Comprehensive Scope of Responsibilities of the GST Council

The Council’s mandate extends beyond rate changes and includes structural tax design and enforcement strategy.

Core Policy Responsibilities

Area

Description

Tax Merger

Consolidation of legacy taxes

Tax Coverage

Inclusion/exclusion of goods/services

Rate Design

Slab creation and modification

Threshold Setting

Registration limits

Place of Supply

Cross-border allocation rules

Special Rates

Disaster or emergency taxation

State Relief

Special provisions for select states

Petroleum GST

Timeline for inclusion

Compensation

Revenue loss recovery

Additional Strategic Responsibilities

  1. Approving GST return formats
  1. Designing anti-evasion frameworks
  1. Regulating digital commerce taxation
  1. Reviewing sector-specific anomalies
  1. Monitoring revenue performance

Impact Areas Across Industries

Sector

Council Influence

E-commerce

Marketplace tax rules

Manufacturing

Input credit eligibility

Logistics

Inter-state movement taxation

BFSI

Financial services GST rates

Real Estate

Construction taxation models

Hospitality

Tariff-based taxation

Conclusion

The GST Council plays a crucial role in shaping India's tax landscape. By ensuring uniform taxation, improving compliance, and refining tax policies, it supports economic stability. The latest meetings indicate a strong focus on digital tax transformation, ease of doing business, and revenue enhancement. Staying informed about GST updates is essential for businesses and taxpayers alike.

FAQs on GST Council

  • What does the GST Council do?

    The GST Council decides GST policies, tax rates, compliance rules, and exemptions.

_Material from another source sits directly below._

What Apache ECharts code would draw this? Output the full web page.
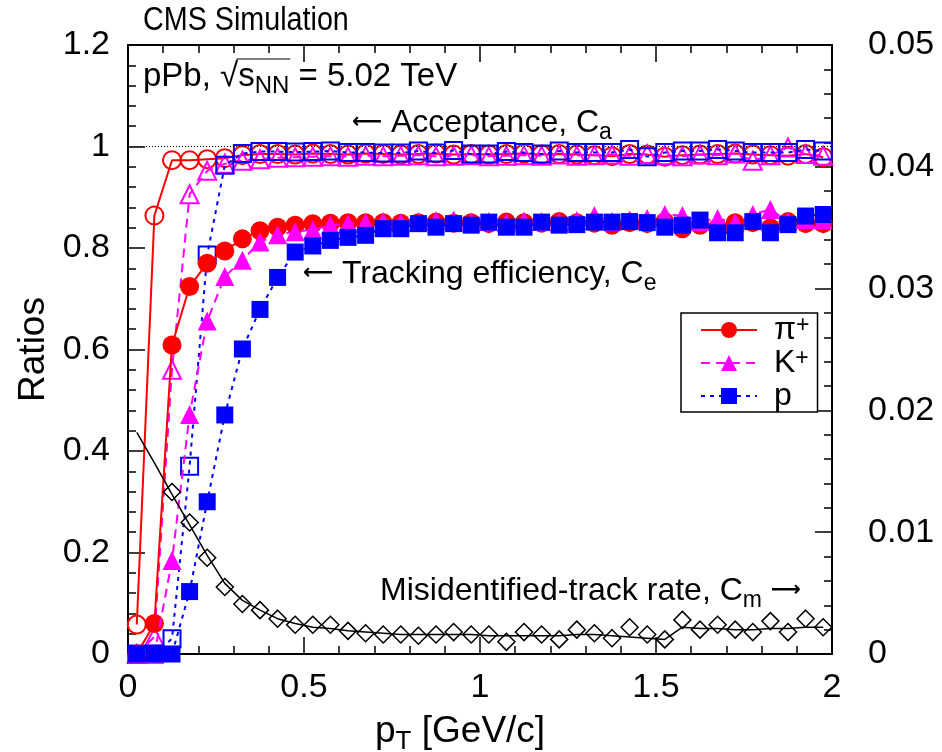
<!DOCTYPE html>
<html>
<head>
<meta charset="utf-8">
<script src="https://cdn.jsdelivr.net/npm/echarts@6/dist/echarts.min.js"></script>
<style>html,body{margin:0;padding:0;background:#fff;}#c{width:942px;height:752px;}</style>
</head>
<body>
<div id="c"></div>
<script>
const pT = [0.025,0.075,0.125,0.175,0.225,0.275,0.325,0.375,0.425,0.475,0.525,0.575,0.625,0.675,0.725,0.775,0.825,0.875,0.925,0.975,1.025,1.075,1.125,1.175,1.225,1.275,1.325,1.375,1.425,1.475,1.525,1.575,1.625,1.675,1.725,1.775,1.825,1.875,1.925,1.975];
const piAcc = [0.058,0.864,0.973,0.973,0.975,0.977,0.983,0.985,0.985,0.984,0.986,0.985,0.984,0.986,0.985,0.984,0.985,0.986,0.984,0.985,0.984,0.985,0.986,0.984,0.985,0.984,0.983,0.981,0.985,0.984,0.980,0.983,0.984,0.985,0.986,0.984,0.983,0.982,0.985,0.979];
const kAcc = [0,0.034,0.560,0.906,0.952,0.966,0.972,0.975,0.978,0.979,0.980,0.981,0.980,0.982,0.981,0.982,0.983,0.981,0.982,0.983,0.981,0.982,0.983,0.982,0.984,0.982,0.983,0.984,0.982,0.985,0.983,0.981,0.984,0.983,0.986,0.972,0.983,0.998,0.985,0.982];
const pAcc = [0,0,0.030,0.370,0.786,0.963,0.986,0.990,0.990,0.989,0.990,0.991,0.988,0.988,0.987,0.987,0.991,0.987,0.992,0.985,0.985,0.990,0.988,0.985,0.991,0.988,0.988,0.988,0.994,0.980,0.988,0.991,0.991,0.994,0.991,0.988,0.988,0.988,0.994,0.991];
const piEff = [0,0.060,0.609,0.724,0.770,0.794,0.818,0.834,0.841,0.845,0.848,0.849,0.850,0.850,0.850,0.849,0.850,0.851,0.849,0.850,0.848,0.851,0.850,0.849,0.852,0.850,0.849,0.845,0.850,0.848,0.852,0.838,0.845,0.840,0.850,0.850,0.840,0.852,0.848,0.848];
const kEff = [0,0,0.184,0.472,0.656,0.744,0.776,0.812,0.826,0.832,0.836,0.845,0.848,0.850,0.852,0.850,0.852,0.854,0.855,0.851,0.852,0.850,0.853,0.852,0.851,0.854,0.864,0.852,0.855,0.858,0.866,0.864,0.852,0.858,0.850,0.866,0.876,0.852,0.856,0.855];
const pEff = [0,0,0,0.123,0.300,0.471,0.601,0.679,0.742,0.792,0.804,0.815,0.821,0.825,0.838,0.838,0.848,0.841,0.848,0.845,0.851,0.841,0.841,0.851,0.845,0.846,0.851,0.851,0.852,0.850,0.841,0.845,0.855,0.830,0.830,0.852,0.830,0.846,0.863,0.866];
const misRate = [null,null,0.0133,0.0108,0.0079,0.0055,0.0041,0.0036,0.0029,0.0024,0.0024,0.0024,0.0019,0.0017,0.0016,0.0016,0.0015,0.0016,0.0018,0.0016,0.0016,0.0010,0.0018,0.0016,0.0012,0.0020,0.0017,0.0013,0.0022,0.0016,0.0012,0.0028,0.0020,0.0024,0.0020,0.0018,0.0027,0.0018,0.0029,0.0022];
const misFit = [0.0182,0.0157,0.0131,0.0106,0.0081,0.0058,0.0044,0.0036,0.0029,0.0025,0.0022,0.0021,0.0019,0.0018,0.0017,0.0016,0.0016,0.0016,0.0016,0.0016,0.0015,0.0015,0.0015,0.0015,0.0015,0.0016,0.0016,0.0015,0.0014,0.0013,0.0012,0.0022,0.0021,0.0021,0.0020,0.0020,0.0021,0.0021,0.0022,0.0022];
const xTicks = {min: 0, max: 2, interval: 0.5};
const yLeftTicks = {min: 0, max: 1.2, interval: 0.2};
const yRightTicks = {min: 0, max: 0.05, interval: 0.01};

const FONT = "'Liberation Sans', Arial, Helvetica, sans-serif";
const ARROWFONT = "'DejaVu Sans', 'Liberation Sans', sans-serif";
const RED = '#ff0000', MAG = '#ff00ff', BLUE = '#0000ff';
const pts = arr => pT.map((x, i) => [x, arr[i]]);

const mctx = document.createElement('canvas').getContext('2d');
function tw(str, size, fam) { mctx.font = size + 'px ' + (fam || FONT); return mctx.measureText(str).width; }

const TXT = 32, SUB = 23;
function richStyle(size) {
  return {
    n: {fontSize: size, fontFamily: FONT, fill: '#000', color: '#000', lineHeight: 42},
    sub: {fontSize: SUB, fontFamily: FONT, fill: '#000', color: '#000', verticalAlign: 'bottom', lineHeight: 24},
    ar: {fontSize: 21, fontFamily: ARROWFONT, fill: '#000', color: '#000', lineHeight: 42, fontWeight: 'bold'}
  };
}

const chart = echarts.init(document.getElementById('c'), null, {renderer: 'canvas'});

const tickStyle = {show: true, inside: true, length: 17, lineStyle: {color: '#000', width: 1.5}};
const minorStyle = {show: true, splitNumber: 5, length: 8, lineStyle: {color: '#000', width: 1.5}};
const lineAxis = {show: true, onZero: false, lineStyle: {color: '#000', width: 2}};
const LBL = 34;

function xAx(pos, showLabel) {
  return {
    type: 'value', position: pos, min: xTicks.min, max: xTicks.max, interval: xTicks.interval,
    axisLine: lineAxis, axisTick: tickStyle, minorTick: minorStyle, splitLine: {show: false},
    axisLabel: {show: showLabel, fontSize: LBL, color: '#000', fontFamily: FONT, margin: 17}
  };
}

const gx = 143, gy = 77, PPB = 33, PPBSUB = 24;
const wPre = tw('pPb, √', PPB);
const wS = tw('s', PPB) + tw('NN', PPBSUB);

const option = {
  backgroundColor: '#fff',
  animation: false,
  grid: {left: 128, right: 110, top: 45, bottom: 98, containLabel: false, outerBoundsMode: 'none'},
  xAxis: [xAx('bottom', true), xAx('top', false)],
  yAxis: [
    {
      type: 'value', position: 'left', min: yLeftTicks.min, max: yLeftTicks.max, interval: yLeftTicks.interval,
      axisLine: lineAxis, axisTick: tickStyle, minorTick: minorStyle, splitLine: {show: false},
      axisLabel: {fontSize: LBL, color: '#000', fontFamily: FONT, margin: 18},
      name: 'Ratios', nameLocation: 'middle', nameGap: 74,
      nameTextStyle: {fontSize: 37, color: '#000', fontFamily: FONT}
    },
    {
      type: 'value', position: 'right', min: yRightTicks.min, max: yRightTicks.max, interval: yRightTicks.interval,
      axisLine: lineAxis, axisTick: tickStyle, minorTick: minorStyle, splitLine: {show: false},
      axisLabel: {fontSize: LBL, color: '#000', fontFamily: FONT, margin: 36}
    }
  ],
  legend: {
    orient: 'vertical', left: 681, top: 313,
    data: ['pi', 'K', 'p'],
    itemWidth: 56, itemHeight: 20, itemGap: 1,
    backgroundColor: '#fff', borderColor: '#000', borderWidth: 1.5, borderRadius: 0,
    padding: [1, 8, 0, 19],
    formatter: name => ({pi: '{n|π}{s|+}', K: '{n|K}{s|+}', p: '{n|p}'}[name]),
    textStyle: {color: '#000', fontFamily: FONT, rich: {
      n: {fontSize: 32, fontFamily: FONT, color: '#000', lineHeight: 32, padding: [0, 0, 0, 12]},
      s: {fontSize: 23, fontFamily: FONT, color: '#000', verticalAlign: 'top', lineHeight: 18}
    }},
    selectedMode: false
  },
  series: [
    {
      name: 'piAcc', type: 'line', data: pts(piAcc), symbol: 'circle', symbolSize: 18,
      itemStyle: {color: 'rgba(0,0,0,0)', borderColor: RED, borderWidth: 2},
      lineStyle: {color: RED, width: 2, type: 'solid'},
      markLine: {silent: true, symbol: 'none', label: {show: false},
        lineStyle: {color: '#000', width: 1, type: [1, 2]}, data: [{yAxis: 1}]},
      z: 2
    },
    {
      name: 'kAcc', type: 'line', data: pts(kAcc), symbol: 'triangle', symbolSize: 18,
      itemStyle: {color: 'rgba(0,0,0,0)', borderColor: MAG, borderWidth: 2},
      lineStyle: {color: MAG, width: 2, type: [9, 6]}, z: 3
    },
    {
      name: 'pAcc', type: 'line', data: pts(pAcc), symbol: 'rect', symbolSize: 17,
      itemStyle: {color: 'rgba(0,0,0,0)', borderColor: BLUE, borderWidth: 2},
      lineStyle: {color: BLUE, width: 2, type: [4, 5]}, z: 4
    },
    {
      name: 'pi', type: 'line', data: pts(piEff), symbol: 'circle', symbolSize: 19,
      itemStyle: {color: RED}, lineStyle: {color: RED, width: 2, type: 'solid'}, z: 5
    },
    {
      name: 'K', type: 'line', data: pts(kEff), symbol: 'triangle', symbolSize: 19,
      itemStyle: {color: MAG}, lineStyle: {color: MAG, width: 2, type: [9, 6]}, z: 6
    },
    {
      name: 'p', type: 'line', data: pts(pEff), symbol: 'rect', symbolSize: 17,
      itemStyle: {color: BLUE}, lineStyle: {color: BLUE, width: 2, type: [4, 5]}, z: 7
    },
    {
      name: 'misFit', type: 'line', yAxisIndex: 1, data: pts(misFit), symbol: 'none',
      lineStyle: {color: '#000', width: 1.5}, z: 8
    },
    {
      name: 'mis', type: 'line', yAxisIndex: 1, data: pts(misRate), symbol: 'diamond', symbolSize: 17,
      itemStyle: {color: 'rgba(0,0,0,0)', borderColor: '#000', borderWidth: 1.5},
      lineStyle: {width: 0, opacity: 0}, connectNulls: false, z: 9
    }
  ],
  graphic: [
    {type: 'text', x: 143, y: 21, scaleX: 0.87, z: 100, style: {text: 'CMS Simulation', fontSize: 33, fontFamily: FONT, fill: '#000', verticalAlign: 'middle'}},
    {type: 'text', x: gx, y: gy, z: 100, style: {
      text: '{n|pPb, √s}{sub|NN}{n| = 5.02 TeV}', verticalAlign: 'middle', fill: '#000', rich: {
        n: {fontSize: PPB, fontFamily: FONT, fill: '#000', lineHeight: 42},
        sub: {fontSize: PPBSUB, fontFamily: FONT, fill: '#000', verticalAlign: 'bottom', lineHeight: 24}
      }
    }},
    {type: 'line', z: 100, shape: {x1: gx + wPre - 2, y1: gy - 18, x2: gx + wPre + wS + 1, y2: gy - 18}, style: {stroke: '#000', lineWidth: 1.2}},
    {type: 'text', x: 352, y: 123, z: 100, style: {
      text: '{ar|⟵}{n| Acceptance, C}{sub|a}', verticalAlign: 'middle', fill: '#000', rich: richStyle(TXT)
    }},
    {type: 'text', x: 303, y: 274, z: 100, style: {
      text: '{ar|⟵}{n| Tracking efficiency, C}{sub|e}', verticalAlign: 'middle', fill: '#000', rich: richStyle(TXT)
    }},
    {type: 'text', x: 380, y: 591, z: 100, style: {
      text: '{n|Misidentified-track rate, C}{sub|m}{n| }{ar|⟶}', verticalAlign: 'middle', fill: '#000', rich: richStyle(TXT)
    }},
    {type: 'text', x: 375, y: 732, z: 100, style: {
      text: '{n|p}{sub|T}{n| [GeV/c]}', verticalAlign: 'middle', fill: '#000', rich: {
        n: {fontSize: 37, fontFamily: FONT, fill: '#000', lineHeight: 46},
        sub: {fontSize: 26, fontFamily: FONT, fill: '#000', verticalAlign: 'bottom', lineHeight: 28}
      }
    }}
  ]
};
chart.setOption(option);
</script>
</body>
</html>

  • How often does the GST Council meet?

    Meetings are held periodically, usually multiple times a year, to review tax policies.

  • Who heads the GST Council?

    The Union Finance Minister serves as the Chairperson of the GST Council.

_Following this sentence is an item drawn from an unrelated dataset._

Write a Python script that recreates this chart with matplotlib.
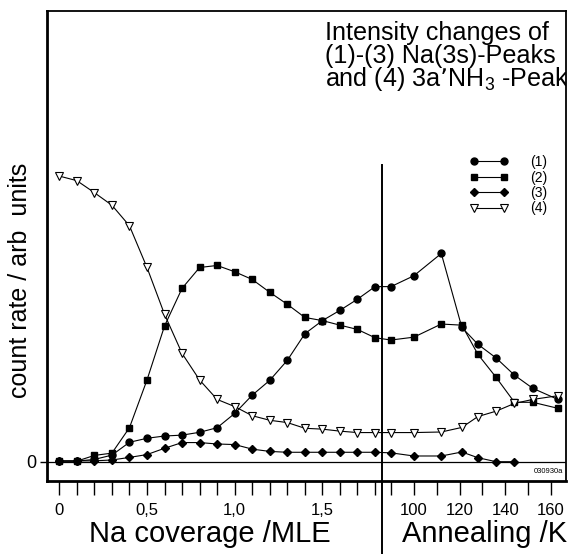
import matplotlib
matplotlib.use("Agg")
import matplotlib.pyplot as plt
from matplotlib.legend_handler import HandlerLine2D

plt.rcParams['font.family'] = ['Liberation Sans', 'DejaVu Sans']
plt.rcParams['mathtext.default'] = 'regular'

# Data (count rate, arb. units)
coverage = [0.0, 0.1, 0.2, 0.3, 0.4, 0.5, 0.6, 0.7, 0.8, 0.9,
            1.0, 1.1, 1.2, 1.3, 1.4, 1.5, 1.6, 1.7, 1.8]
anneal_T = [90, 100, 112, 121, 128, 136, 144, 152, 163]

s1_cov = [0.02, 0.02, 0.08, 0.23, 0.68, 0.82, 0.90, 0.93, 1.03, 1.19,
          1.69, 2.33, 2.85, 3.55, 4.48, 4.94, 5.30, 5.69, 6.13]
s1_ann = [6.13, 6.51, 7.29, 4.70, 4.11, 3.63, 3.03, 2.57, 2.18]

s2_cov = [0.02, 0.02, 0.22, 0.30, 1.19, 2.86, 4.75, 6.07, 6.80, 6.87,
          6.65, 6.38, 5.93, 5.51, 5.05, 4.94, 4.78, 4.63, 4.34]
s2_ann = [4.26, 4.36, 4.82, 4.78, 3.76, 2.95, 2.08, 2.08, 1.87]

s3_cov = [0.03, 0.03, 0.03, 0.06, 0.15, 0.25, 0.47, 0.67, 0.67, 0.62,
          0.60, 0.44, 0.36, 0.33, 0.33, 0.33, 0.33, 0.33, 0.33]
s3_ann = [0.31, 0.20, 0.20, 0.34, 0.14, 0.0, 0.0]

s4_cov = [10.0, 9.84, 9.42, 8.98, 8.26, 6.80, 5.16, 3.79, 2.86, 2.18,
          1.93, 1.61, 1.45, 1.37, 1.17, 1.14, 1.07, 1.02, 1.02]
s4_ann = [1.02, 1.02, 1.04, 1.20, 1.58, 1.77, 2.04, 2.18, 2.31]

cov_ticks = [0.0, 0.5, 1.0, 1.5]
cov_ticklabels = ['0', '0,5', '1,0', '1,5']
T_ticks = [100, 120, 140, 160]
T_minor = [90, 110, 130, 150]


# annealing temperature -> position on the shared x axis
def tpos(T):
    return 1.891 + 0.013032 * (T - 90)


divider = 1.838

fig = plt.figure(figsize=(5.73, 5.54), dpi=100)
ax = fig.add_axes([0.0825, 0.1318, 0.9048, 0.8489])

styles = [
    dict(marker='o', ms=5, mfc='black'),
    dict(marker='s', ms=5, mfc='black'),
    dict(marker='D', ms=3.6, mfc='black'),
    dict(marker='v', ms=6, mfc='white', mew=0.8),
]
labels = ['(1)', '(2)', '(3)', '(4)']
series = [(s1_cov, s1_ann), (s2_cov, s2_ann), (s3_cov, s3_ann), (s4_cov, s4_ann)]

handles = []
for (yc, ya), st, lab in zip(series, styles, labels):
    xs = list(coverage[:len(yc)]) + [tpos(t) for t in anneal_T[:len(ya)]]
    ys = list(yc) + list(ya)
    h, = ax.plot(xs, ys, color='black', lw=0.8, mec='black', label=lab, **st)
    handles.append(h)

ax.axhline(0, color='black', lw=0.9)
ax.plot([divider, divider], [-3.4, 10.38], color='black', lw=1.4, clip_on=False)

ax.set_xlim(-0.0684, 2.887)
ax.set_ylim(-0.675, 15.79)

# x ticks
major = cov_ticks + [tpos(t) for t in T_ticks]
ax.set_xticks(major)
ax.set_xticklabels(cov_ticklabels + [str(t) for t in T_ticks], fontsize=12)
minor = [c for c in coverage if c not in cov_ticks] + [tpos(t) for t in T_minor]
ax.set_xticks(minor, minor=True)
ax.tick_params(axis='x', which='both', direction='out', length=10, width=1.0, pad=6)

ax.set_yticks([0])
ax.set_yticklabels(['0'], fontsize=13)
ax.tick_params(axis='y', direction='out', length=5, width=1.0, pad=3)

for side in ['left', 'bottom']:
    ax.spines[side].set_linewidth(2.0)
for side in ['top', 'right']:
    ax.spines[side].set_linewidth(1.3)

# title block (clipped by the frame like the original)
title_lines = ['Intensity changes of', '(1)-(3) Na(3s)-Peaks', 'and (4) 3a\u2019NH$_3$ -Peak']
for i, line in enumerate(title_lines):
    ax.text(0.5357, 0.9377 - i * 0.049, line, transform=ax.transAxes,
            fontsize=18.1, va='baseline', ha='left', clip_on=True)

ax.text(0.995, 0.013, '030930a', transform=ax.transAxes, fontsize=5.5,
        ha='right', va='bottom')

ax.legend(handles=handles, loc='upper left', bbox_to_anchor=(0.7994, 0.6925),
          frameon=False, fontsize=10, handlelength=3.9, handletextpad=1.05,
          labelspacing=0.1, borderpad=0, borderaxespad=0,
          handler_map={h: HandlerLine2D(numpoints=2, marker_pad=0.85) for h in handles})

fig.text(0.3665, 0.022, 'Na coverage /MLE', fontsize=21, ha='center', va='baseline')
fig.text(0.845, 0.022, 'Annealing /K', fontsize=21, ha='center', va='baseline')
fig.text(0.035, 0.4946, 'count rate / arb  units', fontsize=18, rotation=90,
         ha='center', va='center')

fig.savefig('out.png', dpi=100)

  • Are GST Council decisions mandatory for states?

    Yes, GST Council decisions are binding, but states have some flexibility in implementation.

  • What were the key changes in the 55th GST Council meeting?

    The 55th meeting introduced simplified GST returns, revised tax rates, and stronger anti-tax evasion measures.

  • How does the GST Council affect businesses?

    It simplifies compliance, ensures fair taxation, and provides clarity on industry-specific tax structures.

News about GST Council Meeting

GST Slabs Reduced to 5% and 18% in Major Tax Reform

In the 56th meeting, the GST Council approved a simple two-slab GST system. The new rates will come into effect from the first day of Navratri, i.e., 22 September 2025. In this reform, there are two main slabs: 5% and 18%, replacing the earlier four-tier system. A special 40% demerit rate will apply only to luxury and sin goods like tobacco, pan masala, and cigarettes. The Centre has projected a net revenue impact of Rs.48,000 crore, calling it fiscally manageable.

Common-use items such as shampoos, soaps, toothpaste, hair oil, packaged food, bicycles, and kitchenware will now be taxed at 5%, which was earlier at 12% or 18%. On the other hand, goods like air conditioners, TVs, dishwashers, and small cars will be taxed at 18% which was earlier at 28%. Essential food items like paneer, roti, pizza bread, and ultra-high temperature (UHT) milk will now attract zero GST. The main goal of this change is to reduce the tax burden on citizens, unblock working capital for businesses, and improve businesses through simpler registration processes.